Askerimizin mevcut kıyafeti içinde donma olasılığı az. Ayrıca soğuk havalarda kullanmaları için vücut ısıtıcısı verilir. Verilip verilmediği de soruşturma sonucu ortaya çıkacak. Eğer verilmeden gönderildilerse bu bir ihmaldir.

BÖYLE Mİ VERİLİR?

Bu yılın ekim ayı ortalarına kadar 195 askerimiz, polisimiz, güvenlik korucumuz şehit edildi. Biliriz ki şehit haberlerinin aileye verilmesinde öteden beri çok özenli davranılır. Şehit askerse, bir subay, bir astsubay, doktor, hemşire eve gider,  acı haberi verir. Bir ambulans da hazır bekletilir.

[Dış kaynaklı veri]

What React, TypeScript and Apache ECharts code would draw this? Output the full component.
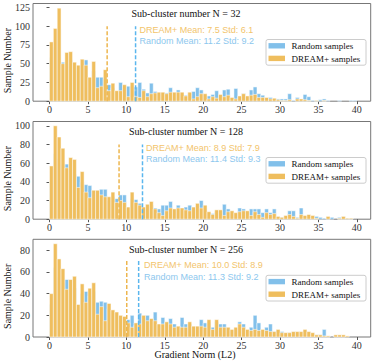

Mersin’de iki askerimizin şehit edildiği haberini, ailesi mezarlıklar müdürlüğündeki bir görevlinin telefonuyla öğrendiğini CHP Mersin Milletvekili Ali Mahir Başarır gündeme getirmişti. Bu olayı bizzat şehit babası anlatmıştı. Sonra, askeri yetkililer gelip, telefon eden mezarlık müdürlüğü personelinin görevden alındığını, bir hata yapıldığını söylemişler. Oldu ya...

Jandarma Genel Komutanlığı’nda bu hatalar önceden yapılmazken, şimdi ne oldu Arif Çetin Paşam?